‘Westworld’ Needs to Avoid the Temptation for Twists

Westworld, HBO’s newest drama series, is a hit. Its debut episode drew HBO’s largest premiere audience since the first episode of True Detective in 2014. People on the internet haven’t stopped talking about it since, and when have people on the internet ever been wrong?

I’m hooked too, but I’m also not optimistic the show will be able to sustain and reward our collective interest over time. This isn’t my general cynicism talking; I’m skeptical for a specific reason. Westworld’s first four episodes have introduced a gripping, unsettling premise, fleshed out a handful of compelling characters, and hinted that some seriously big twists lie ahead. It’s that last part I’m worried about. In movies, TV, and other forms of narrative art, twists are usually bad.

A note of explanation before we dive in: Twists are not the same thing as surprises. Surprises are great! Sometimes in life, unexpected shit just happens, and we could use more shows that aren’t afraid to reflect that randomness by breaking free of established plot formulas. An easy example is Westworld’s older, more popular HBO cousin Game of Thrones, whose huge appeal over the past five years has been partly fueled by the sense that none of its characters are safe from getting the ax (sometimes literally). When Thrones kills off large chunks of its cast abruptly, which it’s done repeatedly, it’s a surprise, not a twist. We may not have seen the slaughter coming, but it didn’t fundamentally change our understanding of how the show and its universe work. (If anything, Thrones’ commitment to unexpected violence only reinforces its narrative’s bleak core.)

Twists are different. A twist is a surprise that seeks to blow your mind and alter your understanding of all that has come before: Bruce Willis was dead the whole time; Norman Bates is the real psycho; “No, I am your father.” (Those are some of the good ones.) When twists work, it’s because they add some kind of new depth to their stories, emotionally or thematically. When they don’t, it’s because they feel like a stoned camp counsellor trying to tell the wildest campfire story of all time, internal logic be damned. They sacrifice resonance for gasps.

Westworld’s concept is hella resonant, almost too much of a metaphor. The show takes place in a futuristic Wild West theme park where “Hosts”—robots indistinguishable from humans—are programmed to go about their stereotypical but realistic “lives” as ranchers, bandits, prostitutes, etc., while “Newcomers”—visiting humans—pay large sums of money to (mostly) indulge their worst natures: boozing, raping, killing, whatever. After the Newcomers leave, the Hosts have their wounds healed and their memories wiped and are sent back into the field to be violated anew the next day. The show’s repetitive nature could be read as an indictment of the audience itself: Millions of people have been tuning into HBO’s unfailingly violent Sunday-night programming for more than a decade; isn’t visiting Westworld, the park, a logical extension of watching Westworld, the show?

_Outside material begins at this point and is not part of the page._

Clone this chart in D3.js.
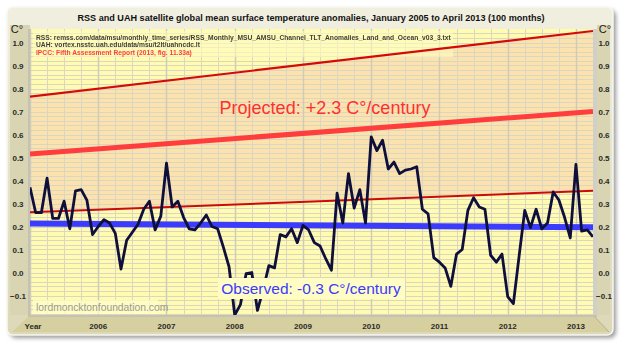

There’s enough tension in that question for at least a season’s worth of drama, especially once (minor spoiler) some of the Hosts begin to remember their supposedly “wiped” past sufferings. The parts of Westworld so far that have dealt with that theme, and the heavily foreshadowed retribution sure to come by season’s end, are great TV: bloody and thought provoking, HBO’s specialty.

But there’s another major plot thread in Westworld, about a shadowy Newcomer called the Man in Black (Ed Harris), who has apparently spent years trolling the park and savaging Hosts, all in search of what he calls Westworld’s “deeper level.” By the end of episode one, he’s even secured a map to guide him there, printed on the inside of one unlucky Host’s scalp.

I’d be willing to bet that the “deeper level,” whatever it is, will qualify as a twist, not a surprise. It’s also likely to be unsatisfying, based on the past work of two of Westworld’s executive producers, J. J. Abrams and Jonathan Nolan. Abrams was one of the creators of Lost, possibly the worst twist offender of the modern age. (He’s since redeemed himself in the eyes of many with the new Star Wars movie, though you’ll note that story’s pivotal moment, the one with Han Solo, is a surprise, not a twist.) Nolan has collaborated on five films with his director brother Christopher, three of which I’d say involve twists: Memento (pretty good twist!), The Prestige (mediocre twist, though more in the execution than in the plotting itself), and Interstellar (laughably bad twist).

Westworld, save yourself the trouble. Give us the robot uprising we deserve. Plumb some more thorny questions about the relationship between morality and entertainment. Be surprising. And leave it at that.